Has someone ever asked you to forgive and forget? I cringe at the idea of another person attempting to run my feelings. If you’ve been really hurt before, you know well, that forgiveness isn’t a decision that you come down to so easily. You don’t just wake up and everything is okay, at least not for me. Forgiveness comes from within, it comes from the heart. It takes time you know, first acknowledging the fact that your feelings have been hurt, and then being sad about it, or even angry, and considering your chances of getting away with murder based on the experience you’ve gained from watching mysteries all these years.
Eventually you realize you weren’t worthy of the situation and decide to let it go, not in a forgiving way but by simply deciding not to give it any more thought. Sooner or later when you return to your happy self, you’re able to forgive because you realize were all humans with imperfections. And finally with time the event stops occurring to you, and then you can consider that having forgotten.
It’s a process.

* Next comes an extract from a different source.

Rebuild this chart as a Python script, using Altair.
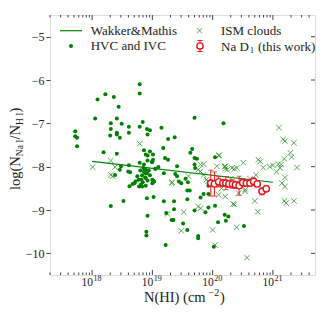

And it can even be harder when you don’t get closure. Cos without closure, you have no clearance. If someone truly hurts your feelings it takes time to forget. It takes time to move on, it takes time to be ok. And before you reach that point, you’re not in any position to forgive. That’s the truth about forgiveness. So when you ask someone to forgive you, you need to be understanding when they say no, because that’s something that’s going to have to come with time.
You might even approach them at a later time looking for a new start and they are not receptive. Be understanding still, because people react differently. Don’t write them off as a stone-cold person. It’s not that they don’t want to, it’s just that at that point in time, and they haven’t reached a place where they are in the position to forgive you.
You don’t even know the actual point in time that you actually forgive someone. If I can remember situations where I realized I had forgiven someone that hurt my feelings, it was more like remembering a moment in time after a while and realizing that you indeed let it go and truly, there are no hard feelings left. That’s forgiveness to me.
And now that I think about it some more, I can’t remember if someone ever asked me to forgive them, and not in an “I’m sorry” type of way, but actually saying the words, “please forgive me.” I can’t think of any. And the more I think about it the more I realize that if someone personally approached me asked for forgivingness, even if I were not in the mercy spirit, just the fact that they had the guts to actually say it would get me one step closer. I guess the moral of the story is that acknowledge when you’re wrong and ask for forgiveness without having any expectations.